Indian Prime Minister Narendra Modi concluded the West Coast leg of his official visit to the U.S. with a speech at San Jose's SAP Center, to a rousing welcome from thousands of Indian Americans who chanted "Modi, Modi, Modi," on Sunday.
Modi, whose California trip to woo technology leaders -- from Cisco to Tesla -- to invest in India is already being widely seen as a big hit, used the evening's speech to draw attention to two broader challenges.
"Today there are two major challenges before the world. One is terrorism and the other is global warming," he said, speaking in Hindi. "And it is my belief that if the world's forces that value humanity unite, if the people who believe in humanitarian values unite, then we can defeat terrorism as well as save the planet from global warming."
India has accepted these challenges and is "fully prepared" to tackle them, Modi said, adding that his government was putting pressure on the United Nations to speedily resolve the problem of defining terrorism.

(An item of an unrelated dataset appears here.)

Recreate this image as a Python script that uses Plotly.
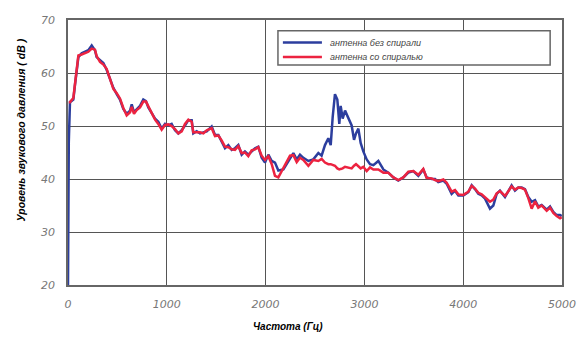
import plotly.graph_objects as go

# Frequency (Hz)
freq = [0, 8, 20, 54, 71, 88, 105, 138, 172, 206, 240, 273, 290, 324, 358, 391, 425, 459, 493, 526,
        560, 594, 628, 645, 668, 695, 729, 762, 789, 813, 847, 881, 914, 948, 982, 1015, 1049, 1083,
        1117, 1151, 1184, 1218, 1252, 1268, 1302, 1336, 1370, 1404, 1454, 1488, 1522, 1555, 1589,
        1623, 1657, 1690, 1724, 1758, 1791, 1825, 1859, 1893, 1926, 1960, 1994, 2028, 2062, 2095,
        2129, 2180, 2213, 2247, 2281, 2315, 2348, 2382, 2433, 2483, 2534, 2567, 2601, 2635, 2659,
        2679, 2702, 2726, 2746, 2760, 2780, 2804, 2837, 2871, 2895, 2915, 2939, 2962, 2989, 3023,
        3057, 3091, 3141, 3192, 3242, 3293, 3343, 3394, 3445, 3495, 3546, 3596, 3630, 3681, 3715,
        3748, 3799, 3833, 3883, 3917, 3951, 4001, 4052, 4086, 4119, 4153, 4187, 4221, 4271, 4305,
        4339, 4372, 4423, 4457, 4490, 4524, 4558, 4592, 4625, 4659, 4693, 4727, 4760, 4794, 4845,
        4879, 4912, 4946, 4980, 4997]

# Antenna without spiral (dB)
blue_db = [20, 47, 54.5, 55, 57.8, 61, 63, 63.7, 64, 64.3, 65.2, 64.3, 63, 62.4, 61.9, 60.6, 58.7, 57.2, 56, 55,
           53.2, 52.3, 52.9, 54.1, 52.6, 53.2, 53.8, 55, 54.7, 53.5, 52.3, 51.4, 50.8, 49.5, 50.4, 50.1, 50.4, 49.2,
           48.6, 49.2, 50.1, 51.1, 51.1, 48.6, 49, 48.6, 48.8, 49, 49.9, 48.3, 48.3, 47.1, 45.8,
           46.4, 45.5, 45.8, 46.4, 44.6, 45.2, 44.6, 45.2, 45.8, 46.1, 44.0, 43.1, 44.6, 43.4, 43.1,
           41.6, 41.8, 42.8, 44.0, 44.9, 43.7, 44.6, 44.0, 43.4, 43.7, 44.9, 44.4, 46.4, 47.7, 46.4,
           51.7, 56.0, 55.0, 50.4, 53.8, 51.4, 52.9, 51.4, 50.1, 47.4, 48.6, 49.5, 46.8, 45.2, 43.7,
           42.8, 42.6, 43.4, 41.8, 41.2, 40.3, 39.7, 40.3, 41.2, 41.5, 40.6, 41.8, 40.3, 40.0, 40.0,
           39.4, 39.7, 39.1, 37.2, 37.8, 36.9, 36.9, 37.5, 38.8, 38.1, 37.2, 36.9, 36.3, 34.4, 35.0,
           37.2, 37.8, 36.6, 37.8, 38.8, 37.8, 38.4, 38.4, 38.1, 36.6, 35.7, 36.0, 34.8, 35.1, 34.2,
           34.8, 33.8, 33.2, 33.2, 33.0]

# Antenna with spiral (dB)
red_db = [None, 54.5, 54.5, 55.3, 58, 61.5, 63.3, 63.5, 63.8, 64.0, 64.6, 64.4, 63.2, 62.1, 61.6, 60.8, 58.9, 57.0, 56.2, 55.2,
          53.4, 52.0, 52.6, 53.6, 52.3, 53.0, 53.5, 54.6, 54.6, 53.7, 52.4, 51.2, 50.4, 49.3, 50.2, 50.3, 50.0, 49.4,
          48.6, 49.0, 50.4, 51.2, 50.8, 48.8, 48.8, 48.8, 48.6, 49.2, 49.6, 48.1, 48.2, 47.3, 46.1,
          46.0, 45.6, 45.5, 46.2, 44.9, 45.0, 44.3, 45.4, 45.6, 46.0, 44.4, 43.6, 44.3, 42.8, 40.6,
          40.3, 42.0, 43.2, 44.4, 44.5, 43.2, 44.0, 43.6, 42.5, 43.6, 43.4, 43.8, 43.1, 42.8, 42.8,
          42.6, 42.5, 42.0, 41.8, 41.9, 42.0, 42.3, 42.2, 42.0, 42.5, 42.8, 42.4, 42.0, 42.3, 41.5,
          42.2, 41.8, 41.8, 41.2, 41.2, 40.3, 39.8, 40.3, 41.4, 41.5, 40.8, 41.9, 40.2, 40.1, 39.8,
          39.6, 39.9, 39.3, 37.6, 37.9, 37.1, 37.0, 37.6, 38.7, 38.2, 37.4, 37.1, 36.5, 35.7, 36.1,
          37.3, 37.7, 36.8, 37.7, 38.6, 38.0, 38.4, 38.3, 38.0, 36.4, 34.4, 35.8, 34.6, 35.0, 34.0,
          34.6, 33.6, 33.0, 32.6, 32.8]

x_ticks = [0, 1000, 2000, 3000, 4000, 5000]
y_ticks = [20, 30, 40, 50, 60, 70]
series_names = ["антенна без спирали", "антенна со спиралью"]
series_colors = ["#2c3e9e", "#ec2340"]

fig = go.Figure()
fig.add_trace(go.Scatter(x=freq, y=blue_db, mode="lines", name=series_names[0],
                         line=dict(color=series_colors[0], width=2.5), showlegend=False))
fig.add_trace(go.Scatter(x=freq, y=red_db, mode="lines", name=series_names[1],
                         line=dict(color=series_colors[1], width=2.5), showlegend=False))

tickfont = dict(family="DejaVu Sans", size=11, color="#777777", style="italic")

# legend drawn manually (box, sample lines, labels)
legend_shapes = [dict(type="rect", xref="paper", yref="paper", x0=0.425, x1=0.976, y0=0.830, y1=0.959,
                      fillcolor="white", line=dict(color="#666666", width=1.5), layer="above")]
legend_ys = [0.915, 0.860]
legend_annots = []
for name, color, ly in zip(series_names, series_colors, legend_ys):
    legend_shapes.append(dict(type="line", xref="paper", yref="paper", x0=0.435, x1=0.514, y0=ly, y1=ly,
                              line=dict(color=color, width=2.5), layer="above"))
    legend_annots.append(dict(text="<i>" + name + "</i>", xref="paper", yref="paper", x=0.526, y=ly,
                              xanchor="left", yanchor="middle", showarrow=False,
                              font=dict(family="Liberation Sans", size=9, color="#444444")))

fig.update_layout(
    width=578, height=329,
    margin=dict(l=60, r=24, t=6, b=52),
    paper_bgcolor="white", plot_bgcolor="white",
    showlegend=False,
    xaxis=dict(range=[0, 5000], tickvals=x_ticks, ticktext=[str(v) for v in x_ticks],
               showgrid=True, gridcolor="#555555", gridwidth=1,
               showline=True, linecolor="#666666", linewidth=1.5, mirror=True,
               zeroline=False, ticks="", tickfont=tickfont, ticklabelstandoff=8),
    yaxis=dict(range=[20, 70], tickvals=y_ticks, ticktext=[str(v) for v in y_ticks],
               showgrid=True, gridcolor="#555555", gridwidth=1,
               showline=True, linecolor="#666666", linewidth=1.5, mirror=True,
               zeroline=False, ticks="", tickfont=tickfont, ticklabelstandoff=9),
    shapes=legend_shapes,
    annotations=legend_annots + [
        dict(text="<b><i>Частота (Гц)</i></b>", xref="paper", yref="paper", x=0.445, y=-0.155,
             xanchor="center", yanchor="middle", showarrow=False,
             font=dict(family="Liberation Sans", size=10, color="black")),
        dict(text="<b><i>Уровень звукового давления ( dB )</i></b>", xref="paper", yref="paper",
             x=-0.097, y=0.583, xanchor="center", yanchor="middle", textangle=-90, showarrow=False,
             font=dict(family="Liberation Sans", size=10.5, color="black")),
    ],
)

fig.write_html("out.html")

"The UN is celebrating its seventieth anniversary, but hasn't yet been able to agree on the definition of terrorism," he said, adding: "If it takes so much time to even define terrorism, how long might it take to tackle it?"
In the absence of the globally accepted language and definitions on terrorism, "today there are dealings in good terrorism and bad terrorism," and in such a scenario it is not possible to combat the problem, he said.
"It must be clear in the eyes of the world, who supports terrorism, who is for humanity ... once and for all, it must be in black and white," he said. "Terrorism is terrorism."
The Indian prime minister, who is continuing India's long-standing demand for a permanent seat at the United Nations Security Council, said the U.N. couldn't afford to wait much longer and it was the organization's responsibility to define the language on dealing with global terror.
"Once you have a clear picture, a clear road map will also emerge," he said.
Modi, who participated in a town hall at Facebook's headquarters earlier on Sunday, also wrote on a wall at the company, flanked by CEO Mark Zuckerberg and COO Sheryl Sandberg: "Ahimsa (non violence) is the greatest dharma (tenet), satyameva jayate (May truth prevail)," he wrote.